### THE DATA

▶

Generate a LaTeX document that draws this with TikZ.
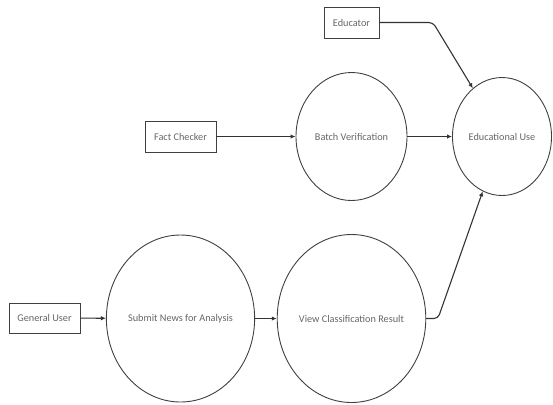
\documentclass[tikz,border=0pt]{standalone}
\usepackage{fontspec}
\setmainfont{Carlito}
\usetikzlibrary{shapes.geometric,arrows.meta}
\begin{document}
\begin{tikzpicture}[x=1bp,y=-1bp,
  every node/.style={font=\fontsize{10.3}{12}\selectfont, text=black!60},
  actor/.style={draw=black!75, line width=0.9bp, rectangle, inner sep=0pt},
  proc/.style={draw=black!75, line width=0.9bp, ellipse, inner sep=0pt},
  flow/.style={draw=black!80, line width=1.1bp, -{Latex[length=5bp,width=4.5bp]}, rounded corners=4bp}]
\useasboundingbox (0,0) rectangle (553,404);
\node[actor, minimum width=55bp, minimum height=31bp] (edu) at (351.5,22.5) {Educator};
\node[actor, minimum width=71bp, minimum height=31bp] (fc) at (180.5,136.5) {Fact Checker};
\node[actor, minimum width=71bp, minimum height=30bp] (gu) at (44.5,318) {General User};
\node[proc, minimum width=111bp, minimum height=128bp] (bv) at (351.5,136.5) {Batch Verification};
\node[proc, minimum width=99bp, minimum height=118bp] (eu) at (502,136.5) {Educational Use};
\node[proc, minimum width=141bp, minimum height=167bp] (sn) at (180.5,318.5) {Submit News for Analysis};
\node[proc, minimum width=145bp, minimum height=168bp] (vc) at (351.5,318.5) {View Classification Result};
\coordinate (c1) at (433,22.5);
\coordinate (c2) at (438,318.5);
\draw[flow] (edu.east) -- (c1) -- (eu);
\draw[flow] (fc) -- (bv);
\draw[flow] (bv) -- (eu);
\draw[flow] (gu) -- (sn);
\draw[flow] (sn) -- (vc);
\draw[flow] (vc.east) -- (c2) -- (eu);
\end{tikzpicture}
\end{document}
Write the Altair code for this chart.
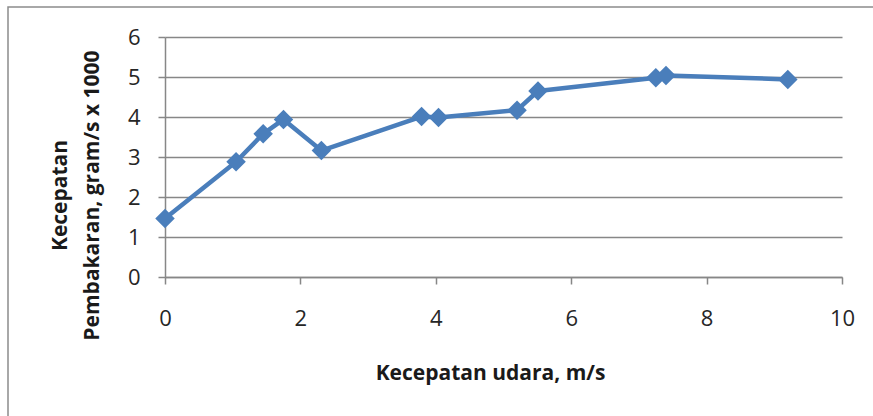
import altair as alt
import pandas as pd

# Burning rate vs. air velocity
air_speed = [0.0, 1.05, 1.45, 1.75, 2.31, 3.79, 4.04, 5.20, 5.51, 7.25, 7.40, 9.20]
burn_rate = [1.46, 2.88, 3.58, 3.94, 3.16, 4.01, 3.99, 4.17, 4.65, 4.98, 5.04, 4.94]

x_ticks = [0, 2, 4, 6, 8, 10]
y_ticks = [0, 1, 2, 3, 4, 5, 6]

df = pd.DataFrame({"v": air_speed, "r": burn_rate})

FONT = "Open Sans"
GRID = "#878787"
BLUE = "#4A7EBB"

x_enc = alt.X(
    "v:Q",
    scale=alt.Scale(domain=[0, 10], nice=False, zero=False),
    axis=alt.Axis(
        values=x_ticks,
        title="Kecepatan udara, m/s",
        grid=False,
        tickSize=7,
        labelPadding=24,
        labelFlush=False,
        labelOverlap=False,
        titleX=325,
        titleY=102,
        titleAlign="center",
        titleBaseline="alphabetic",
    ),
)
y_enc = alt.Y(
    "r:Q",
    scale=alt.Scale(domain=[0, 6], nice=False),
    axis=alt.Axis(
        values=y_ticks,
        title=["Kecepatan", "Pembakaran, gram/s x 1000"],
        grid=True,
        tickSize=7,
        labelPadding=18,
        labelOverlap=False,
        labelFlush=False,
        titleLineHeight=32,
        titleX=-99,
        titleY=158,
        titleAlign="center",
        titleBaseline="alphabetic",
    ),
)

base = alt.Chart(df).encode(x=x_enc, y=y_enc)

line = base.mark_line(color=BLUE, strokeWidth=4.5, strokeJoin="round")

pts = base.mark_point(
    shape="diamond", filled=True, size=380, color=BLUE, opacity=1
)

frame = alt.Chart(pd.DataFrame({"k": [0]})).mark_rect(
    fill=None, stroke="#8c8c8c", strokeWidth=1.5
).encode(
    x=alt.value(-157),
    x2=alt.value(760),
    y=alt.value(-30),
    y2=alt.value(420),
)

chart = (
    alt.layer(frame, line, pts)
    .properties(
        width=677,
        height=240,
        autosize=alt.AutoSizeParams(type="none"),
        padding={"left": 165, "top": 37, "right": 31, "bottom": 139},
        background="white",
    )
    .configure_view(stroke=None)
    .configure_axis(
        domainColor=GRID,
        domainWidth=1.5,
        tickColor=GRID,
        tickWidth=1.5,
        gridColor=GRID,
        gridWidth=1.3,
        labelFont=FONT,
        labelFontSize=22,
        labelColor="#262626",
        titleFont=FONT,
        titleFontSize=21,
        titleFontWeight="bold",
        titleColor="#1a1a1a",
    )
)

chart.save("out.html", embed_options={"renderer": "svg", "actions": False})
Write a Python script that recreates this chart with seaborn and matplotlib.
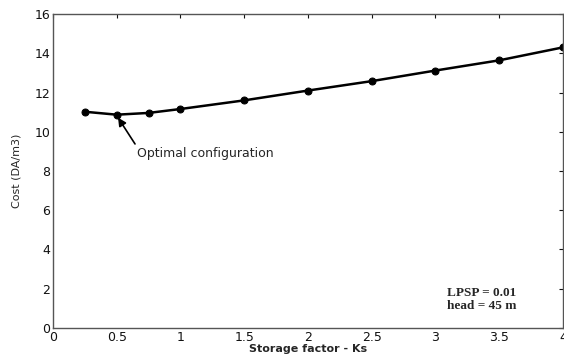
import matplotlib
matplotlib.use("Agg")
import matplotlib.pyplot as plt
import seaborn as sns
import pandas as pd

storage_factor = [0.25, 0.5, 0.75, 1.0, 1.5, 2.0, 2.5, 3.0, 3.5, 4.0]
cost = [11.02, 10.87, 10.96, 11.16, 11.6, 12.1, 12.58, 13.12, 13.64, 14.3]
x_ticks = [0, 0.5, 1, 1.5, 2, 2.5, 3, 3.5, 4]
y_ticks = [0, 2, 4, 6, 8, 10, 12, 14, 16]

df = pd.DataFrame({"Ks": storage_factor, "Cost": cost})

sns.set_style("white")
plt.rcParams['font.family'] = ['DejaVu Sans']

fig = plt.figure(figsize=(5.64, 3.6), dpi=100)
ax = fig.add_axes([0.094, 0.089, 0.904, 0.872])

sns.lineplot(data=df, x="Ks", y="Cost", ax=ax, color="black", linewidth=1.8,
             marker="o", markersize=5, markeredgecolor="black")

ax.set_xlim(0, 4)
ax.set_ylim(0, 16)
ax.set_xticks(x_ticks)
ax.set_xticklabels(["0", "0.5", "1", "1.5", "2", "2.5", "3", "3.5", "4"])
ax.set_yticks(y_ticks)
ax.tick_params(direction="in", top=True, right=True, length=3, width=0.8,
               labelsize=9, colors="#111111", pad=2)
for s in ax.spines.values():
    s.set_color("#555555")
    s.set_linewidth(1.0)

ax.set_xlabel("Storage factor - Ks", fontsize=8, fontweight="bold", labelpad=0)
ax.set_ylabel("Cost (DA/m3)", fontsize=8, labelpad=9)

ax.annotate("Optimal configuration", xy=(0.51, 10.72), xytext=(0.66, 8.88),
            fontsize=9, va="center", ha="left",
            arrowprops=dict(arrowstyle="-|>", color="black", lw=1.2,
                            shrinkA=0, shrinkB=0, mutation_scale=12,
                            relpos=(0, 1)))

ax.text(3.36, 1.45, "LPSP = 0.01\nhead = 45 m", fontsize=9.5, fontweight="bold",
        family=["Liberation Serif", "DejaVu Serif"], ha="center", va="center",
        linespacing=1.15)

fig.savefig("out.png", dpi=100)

◀

### GIVEN INSTRUCTION
Only the lines between the line with "Write a Python" and the line with "plt.rcParams['font.family'] = ['DejaVu Sans']", inclusive, should be reproduced, exactly as written and without pictures.

### FINAL RESULT
Write a Python script that recreates this chart with seaborn and matplotlib.
import matplotlib
matplotlib.use("Agg")
import matplotlib.pyplot as plt
import seaborn as sns
import pandas as pd

storage_factor = [0.25, 0.5, 0.75, 1.0, 1.5, 2.0, 2.5, 3.0, 3.5, 4.0]
cost = [11.02, 10.87, 10.96, 11.16, 11.6, 12.1, 12.58, 13.12, 13.64, 14.3]
x_ticks = [0, 0.5, 1, 1.5, 2, 2.5, 3, 3.5, 4]
y_ticks = [0, 2, 4, 6, 8, 10, 12, 14, 16]

df = pd.DataFrame({"Ks": storage_factor, "Cost": cost})

sns.set_style("white")
plt.rcParams['font.family'] = ['DejaVu Sans']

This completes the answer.